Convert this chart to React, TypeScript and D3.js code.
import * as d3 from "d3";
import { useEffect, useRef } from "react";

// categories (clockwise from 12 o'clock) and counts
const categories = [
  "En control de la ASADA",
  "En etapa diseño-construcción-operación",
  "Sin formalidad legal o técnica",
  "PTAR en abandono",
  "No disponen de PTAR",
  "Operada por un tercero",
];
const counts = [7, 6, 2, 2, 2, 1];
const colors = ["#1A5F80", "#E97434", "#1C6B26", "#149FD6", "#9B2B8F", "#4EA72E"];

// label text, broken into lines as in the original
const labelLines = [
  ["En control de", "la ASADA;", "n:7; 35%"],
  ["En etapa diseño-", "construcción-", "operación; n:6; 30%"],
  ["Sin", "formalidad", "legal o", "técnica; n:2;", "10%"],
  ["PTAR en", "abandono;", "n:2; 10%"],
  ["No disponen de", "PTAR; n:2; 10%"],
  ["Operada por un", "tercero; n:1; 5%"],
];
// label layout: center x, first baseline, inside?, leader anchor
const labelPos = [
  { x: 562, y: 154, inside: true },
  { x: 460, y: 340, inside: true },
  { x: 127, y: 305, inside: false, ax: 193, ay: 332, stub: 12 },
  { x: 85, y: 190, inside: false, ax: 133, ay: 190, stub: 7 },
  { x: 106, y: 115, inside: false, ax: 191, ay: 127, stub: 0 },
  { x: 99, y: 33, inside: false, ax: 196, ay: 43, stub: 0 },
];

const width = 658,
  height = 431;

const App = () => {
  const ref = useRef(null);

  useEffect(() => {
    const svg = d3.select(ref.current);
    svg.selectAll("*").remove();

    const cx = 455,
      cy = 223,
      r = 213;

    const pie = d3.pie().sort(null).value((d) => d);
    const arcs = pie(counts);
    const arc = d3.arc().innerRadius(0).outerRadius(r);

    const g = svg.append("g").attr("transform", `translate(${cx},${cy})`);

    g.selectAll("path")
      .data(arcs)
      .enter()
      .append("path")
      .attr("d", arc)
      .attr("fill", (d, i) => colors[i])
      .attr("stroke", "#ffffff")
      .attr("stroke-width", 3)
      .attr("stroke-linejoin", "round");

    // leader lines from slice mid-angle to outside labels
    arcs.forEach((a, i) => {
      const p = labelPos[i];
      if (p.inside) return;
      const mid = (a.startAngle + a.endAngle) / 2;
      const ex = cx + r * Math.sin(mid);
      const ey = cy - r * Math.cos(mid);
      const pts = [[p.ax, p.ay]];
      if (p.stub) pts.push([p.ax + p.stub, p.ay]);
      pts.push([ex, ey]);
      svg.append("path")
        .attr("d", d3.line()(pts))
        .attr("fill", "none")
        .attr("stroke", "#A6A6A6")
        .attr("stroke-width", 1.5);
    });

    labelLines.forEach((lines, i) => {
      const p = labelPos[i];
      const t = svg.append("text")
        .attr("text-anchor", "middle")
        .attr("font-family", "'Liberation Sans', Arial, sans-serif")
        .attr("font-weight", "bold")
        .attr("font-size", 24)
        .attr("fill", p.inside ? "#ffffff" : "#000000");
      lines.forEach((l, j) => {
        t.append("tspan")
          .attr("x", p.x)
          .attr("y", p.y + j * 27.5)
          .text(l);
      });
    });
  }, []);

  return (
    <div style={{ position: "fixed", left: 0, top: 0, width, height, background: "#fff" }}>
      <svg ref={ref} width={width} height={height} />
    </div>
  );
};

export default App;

* **Instruction**: Repeat the data above exactly.

* **Task response**:
Convert this chart to React, TypeScript and D3.js code.
import * as d3 from "d3";
import { useEffect, useRef } from "react";

// categories (clockwise from 12 o'clock) and counts
const categories = [
  "En control de la ASADA",
  "En etapa diseño-construcción-operación",
  "Sin formalidad legal o técnica",
  "PTAR en abandono",
  "No disponen de PTAR",
  "Operada por un tercero",
];
const counts = [7, 6, 2, 2, 2, 1];
const colors = ["#1A5F80", "#E97434", "#1C6B26", "#149FD6", "#9B2B8F", "#4EA72E"];

// label text, broken into lines as in the original
const labelLines = [
  ["En control de", "la ASADA;", "n:7; 35%"],
  ["En etapa diseño-", "construcción-", "operación; n:6; 30%"],
  ["Sin", "formalidad", "legal o", "técnica; n:2;", "10%"],
  ["PTAR en", "abandono;", "n:2; 10%"],
  ["No disponen de", "PTAR; n:2; 10%"],
  ["Operada por un", "tercero; n:1; 5%"],
];
// label layout: center x, first baseline, inside?, leader anchor
const labelPos = [
  { x: 562, y: 154, inside: true },
  { x: 460, y: 340, inside: true },
  { x: 127, y: 305, inside: false, ax: 193, ay: 332, stub: 12 },
  { x: 85, y: 190, inside: false, ax: 133, ay: 190, stub: 7 },
  { x: 106, y: 115, inside: false, ax: 191, ay: 127, stub: 0 },
  { x: 99, y: 33, inside: false, ax: 196, ay: 43, stub: 0 },
];

const width = 658,
  height = 431;

const App = () => {
  const ref = useRef(null);

  useEffect(() => {
    const svg = d3.select(ref.current);
    svg.selectAll("*").remove();

    const cx = 455,
      cy = 223,
      r = 213;

    const pie = d3.pie().sort(null).value((d) => d);
    const arcs = pie(counts);
    const arc = d3.arc().innerRadius(0).outerRadius(r);

    const g = svg.append("g").attr("transform", `translate(${cx},${cy})`);

    g.selectAll("path")
      .data(arcs)
      .enter()
      .append("path")
      .attr("d", arc)
      .attr("fill", (d, i) => colors[i])
      .attr("stroke", "#ffffff")
      .attr("stroke-width", 3)
      .attr("stroke-linejoin", "round");

    // leader lines from slice mid-angle to outside labels
    arcs.forEach((a, i) => {
      const p = labelPos[i];
      if (p.inside) return;
      const mid = (a.startAngle + a.endAngle) / 2;
      const ex = cx + r * Math.sin(mid);
      const ey = cy - r * Math.cos(mid);
      const pts = [[p.ax, p.ay]];
      if (p.stub) pts.push([p.ax + p.stub, p.ay]);
      pts.push([ex, ey]);
      svg.append("path")
        .attr("d", d3.line()(pts))
        .attr("fill", "none")
        .attr("stroke", "#A6A6A6")
        .attr("stroke-width", 1.5);
    });

    labelLines.forEach((lines, i) => {
      const p = labelPos[i];
      const t = svg.append("text")
        .attr("text-anchor", "middle")
        .attr("font-family", "'Liberation Sans', Arial, sans-serif")
        .attr("font-weight", "bold")
        .attr("font-size", 24)
        .attr("fill", p.inside ? "#ffffff" : "#000000");
      lines.forEach((l, j) => {
        t.append("tspan")
          .attr("x", p.x)
          .attr("y", p.y + j * 27.5)
          .text(l);
      });
    });
  }, []);

  return (
    <div style={{ position: "fixed", left: 0, top: 0, width, height, background: "#fff" }}>
      <svg ref={ref} width={width} height={height} />
    </div>
  );
};

export default App;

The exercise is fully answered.